Contrary to an earlier plan to fund its acquisition of the Centre’s 52.63% stake in Rural Electrification Corporation (REC) mainly through borrowings, state-run Power Finance Corporation (PFC) will likely draw Rs 10,000 crore from its ‘reserves and surplus’ to carry out the Rs 14,000-crore purchase. The deal will materialise later this month, making a major contribution to the Centre’s disinvestment kitty for the year. Sources said the acquisition is likely to be debt-funded by only to the tune of Rs 4,000 crore.
Last year, a similar PSU-PSU deal where ONGC acquired the Centre’s 51% stake in HPCL had a large component of debt funding; while the transaction was worth Rs 37,000 crore, the state-run explorer resorted to debt to raise some Rs 25,000 crore.
The sources added that despite spending such a large sum, PFC won’t get the tag of the promoter of REC and the government would continue to hold the status to avoid a possible backlash from its overseas bonds holders, who could demand higher yields on these instruments if the sovereign backing is diluted. Bond issuances by state-run firms overseas have a clause that investors will be compensated if the government of India’s shareholding in these companies go below 50%.

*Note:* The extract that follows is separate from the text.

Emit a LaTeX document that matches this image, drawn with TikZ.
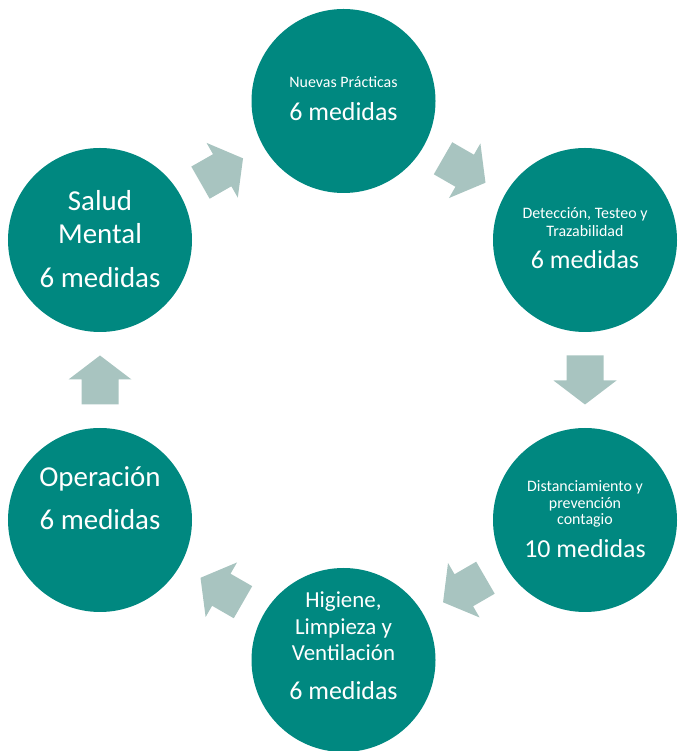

Incidentally, ONGC has also not been named as the promoter of oil marketer HPCL so far. Backed by the law ministry, the petroleum ministry has now asked HPCL to recognise ONGC as its promoter and put the same on record with the stock exchanges.
Use of reserves, however, could constrain PFC’s lending ability to the power sector if additional capital is not infused into the company. Between REC and PFC, they lend a considerable Rs 1,50,000 crore/annum to the power sector. “This is likely to come down to Rs 80,000 crore or thereabouts,” an official familiar with the matter said.
The acquisition will also restrict the leeway of lenders such as LIC or banks or mutual funds to invest in these firms – the lending threshold in a group company (PFC) will be breached much faster than in these as independent companies.
Critics of the deal had flagged three consequences of the deal — a possible rating downgrade, capital erosion and worsening of debt-equity ratios depending on the structure of the deal.
Global rating agency Moody’s will ‘review for downgrade’ of PFC’s standalone credit profile by focusing on the extent of decline in the post-transaction consolidated capital ratios of PFC. In Icra’s opinion, the proposed acquisition by PFC is likely to impact its capitalisation profile adversely as the firm would have to knock off its proposed investments in REC from its net owned funds, for capital adequacy calculations.
PFC will likely use general reserves and surplus funds – totaling `13,428 crore parked in fixed deposits as on March 31, 2018 – for the transaction. Its total reserves and surplus were `37,221 crore.
As on March 31, 2018, PFC’s Tier I Capital to Risk Assets Ratio (CRAR) was 16.98% (this fell to 14.9% as on September 30, 2018) against regulatory requirement of a minimum 10% while its overall CRAR was 19.99% (this has since declined to 17.91%) against 15% required.
Depending upon the amount of investment and portfolio growth in H2FY19, the Tier I % for PFC could come under further pressure, Icra said in a note. However, it is likely to remain above the regulatory threshold of 10%. PFC had a Tier I capital of `36,477 crore as on March 31, 2018, against risk weighted assets of `2,14,881 crore. A `10,000-crore reduction would bring down the Tier I CRAR to around 12% from the March 31, 2018, level.
Additionally, if the acquisition is mostly debt-funded, the gearing levels for PFC would also increase from current levels of 6.4 times as on September 30, 2018, to around 8 times in the near term, Icra said. Rise in the gearing level would result in the need for capital infusion by the government, which it might not want to do at this juncture.
In FY18, PFC reported a net profit of `5,855 crore against `2,126 crore in FY17. As on September 30, 2018, PFC had a total loan book of `2,92,648 crore. In FY18, REC reported a net profit of `4,647 crore on an asset base of `2,46,484 crore against profit of `6,246 crore on an asset base of `2,09,236 crore in FY17.